PROBLEM: Repeat every line exactly, keeping the pictures out of the copy.

COLLECTED DATA:

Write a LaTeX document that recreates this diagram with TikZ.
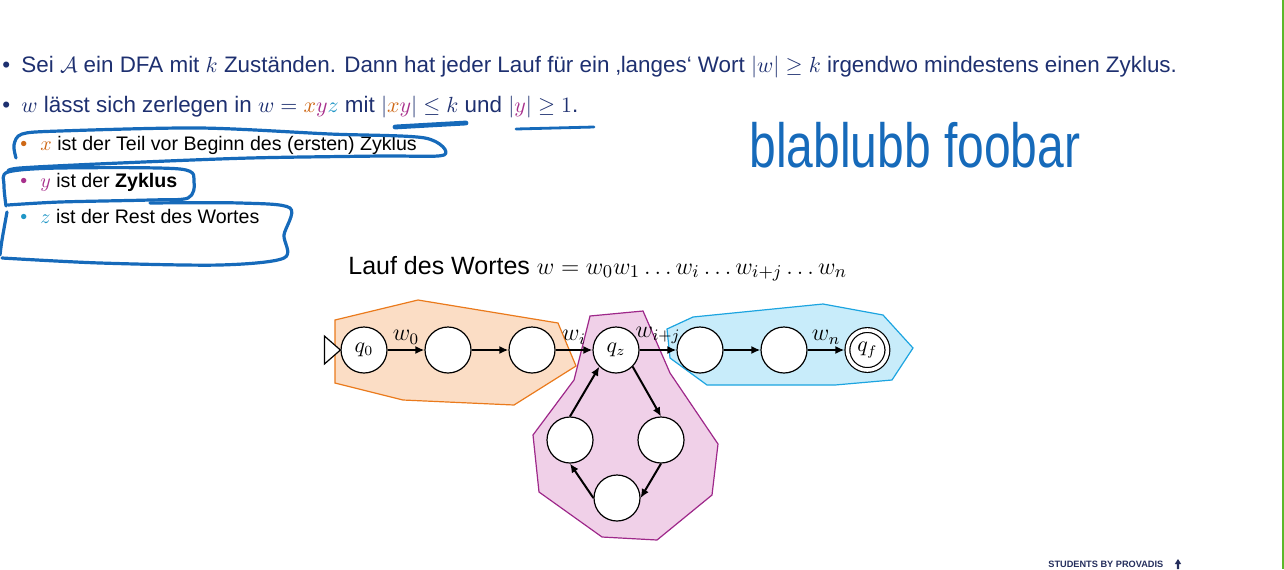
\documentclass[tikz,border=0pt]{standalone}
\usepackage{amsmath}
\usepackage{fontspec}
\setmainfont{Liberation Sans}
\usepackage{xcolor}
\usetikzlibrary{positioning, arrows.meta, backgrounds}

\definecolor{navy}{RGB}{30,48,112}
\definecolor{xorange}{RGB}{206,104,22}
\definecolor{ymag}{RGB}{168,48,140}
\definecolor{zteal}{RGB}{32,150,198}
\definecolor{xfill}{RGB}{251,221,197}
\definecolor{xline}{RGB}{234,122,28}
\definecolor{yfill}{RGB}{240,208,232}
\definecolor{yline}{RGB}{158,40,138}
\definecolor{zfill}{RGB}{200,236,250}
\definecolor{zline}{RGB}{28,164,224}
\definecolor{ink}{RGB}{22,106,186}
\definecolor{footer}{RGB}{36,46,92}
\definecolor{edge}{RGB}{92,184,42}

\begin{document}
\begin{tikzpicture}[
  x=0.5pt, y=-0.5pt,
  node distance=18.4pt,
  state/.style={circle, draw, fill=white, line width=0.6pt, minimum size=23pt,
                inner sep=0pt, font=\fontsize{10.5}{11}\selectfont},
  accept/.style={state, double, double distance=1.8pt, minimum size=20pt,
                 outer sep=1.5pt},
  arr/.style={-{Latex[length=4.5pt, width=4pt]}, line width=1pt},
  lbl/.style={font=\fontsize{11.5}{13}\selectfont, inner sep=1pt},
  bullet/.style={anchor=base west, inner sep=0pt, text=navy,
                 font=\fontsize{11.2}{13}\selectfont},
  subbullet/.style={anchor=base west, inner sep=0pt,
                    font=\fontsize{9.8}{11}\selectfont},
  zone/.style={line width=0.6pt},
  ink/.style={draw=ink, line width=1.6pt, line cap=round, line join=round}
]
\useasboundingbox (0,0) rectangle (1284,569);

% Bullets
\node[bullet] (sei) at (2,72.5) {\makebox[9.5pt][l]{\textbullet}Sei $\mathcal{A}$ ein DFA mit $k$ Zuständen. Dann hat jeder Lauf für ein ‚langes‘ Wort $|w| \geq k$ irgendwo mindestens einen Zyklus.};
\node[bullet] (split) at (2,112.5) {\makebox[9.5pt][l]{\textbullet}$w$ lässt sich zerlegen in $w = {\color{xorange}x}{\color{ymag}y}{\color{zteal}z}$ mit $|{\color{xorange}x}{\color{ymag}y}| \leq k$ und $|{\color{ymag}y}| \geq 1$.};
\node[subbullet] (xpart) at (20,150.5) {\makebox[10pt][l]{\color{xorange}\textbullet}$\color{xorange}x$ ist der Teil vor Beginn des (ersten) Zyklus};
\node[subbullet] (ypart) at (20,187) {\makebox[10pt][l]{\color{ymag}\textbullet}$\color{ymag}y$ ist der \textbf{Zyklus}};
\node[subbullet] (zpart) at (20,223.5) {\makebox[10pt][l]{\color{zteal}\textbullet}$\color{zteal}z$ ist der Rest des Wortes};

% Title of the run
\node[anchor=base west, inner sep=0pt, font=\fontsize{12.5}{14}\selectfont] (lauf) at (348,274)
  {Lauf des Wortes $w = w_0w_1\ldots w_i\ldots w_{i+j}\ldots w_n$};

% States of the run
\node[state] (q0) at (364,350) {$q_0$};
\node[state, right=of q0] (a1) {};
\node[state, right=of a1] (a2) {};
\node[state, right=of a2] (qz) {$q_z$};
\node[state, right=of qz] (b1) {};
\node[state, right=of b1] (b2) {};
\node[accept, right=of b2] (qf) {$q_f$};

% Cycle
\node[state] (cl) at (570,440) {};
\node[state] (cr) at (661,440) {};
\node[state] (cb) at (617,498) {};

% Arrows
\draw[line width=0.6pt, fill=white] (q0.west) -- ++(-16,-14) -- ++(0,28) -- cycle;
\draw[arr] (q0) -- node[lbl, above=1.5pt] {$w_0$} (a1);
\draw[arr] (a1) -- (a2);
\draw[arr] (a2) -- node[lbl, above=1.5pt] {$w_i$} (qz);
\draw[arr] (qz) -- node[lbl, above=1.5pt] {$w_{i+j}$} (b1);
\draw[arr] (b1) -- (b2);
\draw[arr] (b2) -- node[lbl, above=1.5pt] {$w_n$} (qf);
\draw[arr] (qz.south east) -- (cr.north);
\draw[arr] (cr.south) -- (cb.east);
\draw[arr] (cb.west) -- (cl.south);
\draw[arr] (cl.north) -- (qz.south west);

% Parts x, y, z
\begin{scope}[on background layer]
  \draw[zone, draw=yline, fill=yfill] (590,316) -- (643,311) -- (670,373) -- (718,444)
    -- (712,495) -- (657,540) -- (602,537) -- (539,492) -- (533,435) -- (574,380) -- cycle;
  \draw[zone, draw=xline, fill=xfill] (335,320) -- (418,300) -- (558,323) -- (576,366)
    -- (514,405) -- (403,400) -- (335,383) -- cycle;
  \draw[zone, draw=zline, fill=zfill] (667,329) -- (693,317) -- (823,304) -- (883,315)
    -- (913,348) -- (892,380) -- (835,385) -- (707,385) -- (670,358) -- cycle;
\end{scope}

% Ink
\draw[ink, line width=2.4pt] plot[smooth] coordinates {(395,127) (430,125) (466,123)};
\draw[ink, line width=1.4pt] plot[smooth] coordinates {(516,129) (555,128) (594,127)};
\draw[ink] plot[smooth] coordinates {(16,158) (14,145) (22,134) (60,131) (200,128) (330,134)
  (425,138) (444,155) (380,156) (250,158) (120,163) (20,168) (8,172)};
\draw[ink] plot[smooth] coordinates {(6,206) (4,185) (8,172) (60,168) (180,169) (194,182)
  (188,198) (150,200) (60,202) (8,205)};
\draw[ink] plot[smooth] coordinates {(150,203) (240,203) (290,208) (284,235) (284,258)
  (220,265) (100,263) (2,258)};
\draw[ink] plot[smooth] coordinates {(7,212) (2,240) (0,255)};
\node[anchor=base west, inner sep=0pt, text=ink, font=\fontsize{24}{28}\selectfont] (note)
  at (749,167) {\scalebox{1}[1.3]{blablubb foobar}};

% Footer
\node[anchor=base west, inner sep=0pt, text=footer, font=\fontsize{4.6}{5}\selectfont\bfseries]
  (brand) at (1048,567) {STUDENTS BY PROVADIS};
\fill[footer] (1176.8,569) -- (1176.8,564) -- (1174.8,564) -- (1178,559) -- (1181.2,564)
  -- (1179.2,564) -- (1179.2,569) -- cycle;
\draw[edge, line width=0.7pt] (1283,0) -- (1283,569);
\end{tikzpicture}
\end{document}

EXPECTED ANSWER:
Write a LaTeX document that recreates this diagram with TikZ.
\documentclass[tikz,border=0pt]{standalone}
\usepackage{amsmath}
\usepackage{fontspec}
\setmainfont{Liberation Sans}
\usepackage{xcolor}
\usetikzlibrary{positioning, arrows.meta, backgrounds}

\definecolor{navy}{RGB}{30,48,112}
\definecolor{xorange}{RGB}{206,104,22}
\definecolor{ymag}{RGB}{168,48,140}
\definecolor{zteal}{RGB}{32,150,198}
\definecolor{xfill}{RGB}{251,221,197}
\definecolor{xline}{RGB}{234,122,28}
\definecolor{yfill}{RGB}{240,208,232}
\definecolor{yline}{RGB}{158,40,138}
\definecolor{zfill}{RGB}{200,236,250}
\definecolor{zline}{RGB}{28,164,224}
\definecolor{ink}{RGB}{22,106,186}
\definecolor{footer}{RGB}{36,46,92}
\definecolor{edge}{RGB}{92,184,42}

\begin{document}
\begin{tikzpicture}[
  x=0.5pt, y=-0.5pt,
  node distance=18.4pt,
  state/.style={circle, draw, fill=white, line width=0.6pt, minimum size=23pt,
                inner sep=0pt, font=\fontsize{10.5}{11}\selectfont},
  accept/.style={state, double, double distance=1.8pt, minimum size=20pt,
                 outer sep=1.5pt},
  arr/.style={-{Latex[length=4.5pt, width=4pt]}, line width=1pt},
  lbl/.style={font=\fontsize{11.5}{13}\selectfont, inner sep=1pt},
  bullet/.style={anchor=base west, inner sep=0pt, text=navy,
                 font=\fontsize{11.2}{13}\selectfont},
  subbullet/.style={anchor=base west, inner sep=0pt,
                    font=\fontsize{9.8}{11}\selectfont},
  zone/.style={line width=0.6pt},
  ink/.style={draw=ink, line width=1.6pt, line cap=round, line join=round}
]
\useasboundingbox (0,0) rectangle (1284,569);

% Bullets
\node[bullet] (sei) at (2,72.5) {\makebox[9.5pt][l]{\textbullet}Sei $\mathcal{A}$ ein DFA mit $k$ Zuständen. Dann hat jeder Lauf für ein ‚langes‘ Wort $|w| \geq k$ irgendwo mindestens einen Zyklus.};
\node[bullet] (split) at (2,112.5) {\makebox[9.5pt][l]{\textbullet}$w$ lässt sich zerlegen in $w = {\color{xorange}x}{\color{ymag}y}{\color{zteal}z}$ mit $|{\color{xorange}x}{\color{ymag}y}| \leq k$ und $|{\color{ymag}y}| \geq 1$.};
\node[subbullet] (xpart) at (20,150.5) {\makebox[10pt][l]{\color{xorange}\textbullet}$\color{xorange}x$ ist der Teil vor Beginn des (ersten) Zyklus};
\node[subbullet] (ypart) at (20,187) {\makebox[10pt][l]{\color{ymag}\textbullet}$\color{ymag}y$ ist der \textbf{Zyklus}};
\node[subbullet] (zpart) at (20,223.5) {\makebox[10pt][l]{\color{zteal}\textbullet}$\color{zteal}z$ ist der Rest des Wortes};

% Title of the run
\node[anchor=base west, inner sep=0pt, font=\fontsize{12.5}{14}\selectfont] (lauf) at (348,274)
  {Lauf des Wortes $w = w_0w_1\ldots w_i\ldots w_{i+j}\ldots w_n$};

% States of the run
\node[state] (q0) at (364,350) {$q_0$};
\node[state, right=of q0] (a1) {};
\node[state, right=of a1] (a2) {};
\node[state, right=of a2] (qz) {$q_z$};
\node[state, right=of qz] (b1) {};
\node[state, right=of b1] (b2) {};
\node[accept, right=of b2] (qf) {$q_f$};

% Cycle
\node[state] (cl) at (570,440) {};
\node[state] (cr) at (661,440) {};
\node[state] (cb) at (617,498) {};

% Arrows
\draw[line width=0.6pt, fill=white] (q0.west) -- ++(-16,-14) -- ++(0,28) -- cycle;
\draw[arr] (q0) -- node[lbl, above=1.5pt] {$w_0$} (a1);
\draw[arr] (a1) -- (a2);
\draw[arr] (a2) -- node[lbl, above=1.5pt] {$w_i$} (qz);
\draw[arr] (qz) -- node[lbl, above=1.5pt] {$w_{i+j}$} (b1);
\draw[arr] (b1) -- (b2);
\draw[arr] (b2) -- node[lbl, above=1.5pt] {$w_n$} (qf);
\draw[arr] (qz.south east) -- (cr.north);
\draw[arr] (cr.south) -- (cb.east);
\draw[arr] (cb.west) -- (cl.south);
\draw[arr] (cl.north) -- (qz.south west);

% Parts x, y, z
\begin{scope}[on background layer]
  \draw[zone, draw=yline, fill=yfill] (590,316) -- (643,311) -- (670,373) -- (718,444)
    -- (712,495) -- (657,540) -- (602,537) -- (539,492) -- (533,435) -- (574,380) -- cycle;
  \draw[zone, draw=xline, fill=xfill] (335,320) -- (418,300) -- (558,323) -- (576,366)
    -- (514,405) -- (403,400) -- (335,383) -- cycle;
  \draw[zone, draw=zline, fill=zfill] (667,329) -- (693,317) -- (823,304) -- (883,315)
    -- (913,348) -- (892,380) -- (835,385) -- (707,385) -- (670,358) -- cycle;
\end{scope}

% Ink
\draw[ink, line width=2.4pt] plot[smooth] coordinates {(395,127) (430,125) (466,123)};
\draw[ink, line width=1.4pt] plot[smooth] coordinates {(516,129) (555,128) (594,127)};
\draw[ink] plot[smooth] coordinates {(16,158) (14,145) (22,134) (60,131) (200,128) (330,134)
  (425,138) (444,155) (380,156) (250,158) (120,163) (20,168) (8,172)};
\draw[ink] plot[smooth] coordinates {(6,206) (4,185) (8,172) (60,168) (180,169) (194,182)
  (188,198) (150,200) (60,202) (8,205)};
\draw[ink] plot[smooth] coordinates {(150,203) (240,203) (290,208) (284,235) (284,258)
  (220,265) (100,263) (2,258)};
\draw[ink] plot[smooth] coordinates {(7,212) (2,240) (0,255)};
\node[anchor=base west, inner sep=0pt, text=ink, font=\fontsize{24}{28}\selectfont] (note)
  at (749,167) {\scalebox{1}[1.3]{blablubb foobar}};

% Footer
\node[anchor=base west, inner sep=0pt, text=footer, font=\fontsize{4.6}{5}\selectfont\bfseries]
  (brand) at (1048,567) {STUDENTS BY PROVADIS};
\fill[footer] (1176.8,569) -- (1176.8,564) -- (1174.8,564) -- (1178,559) -- (1181.2,564)
  -- (1179.2,564) -- (1179.2,569) -- cycle;
\draw[edge, line width=0.7pt] (1283,0) -- (1283,569);
\end{tikzpicture}
\end{document}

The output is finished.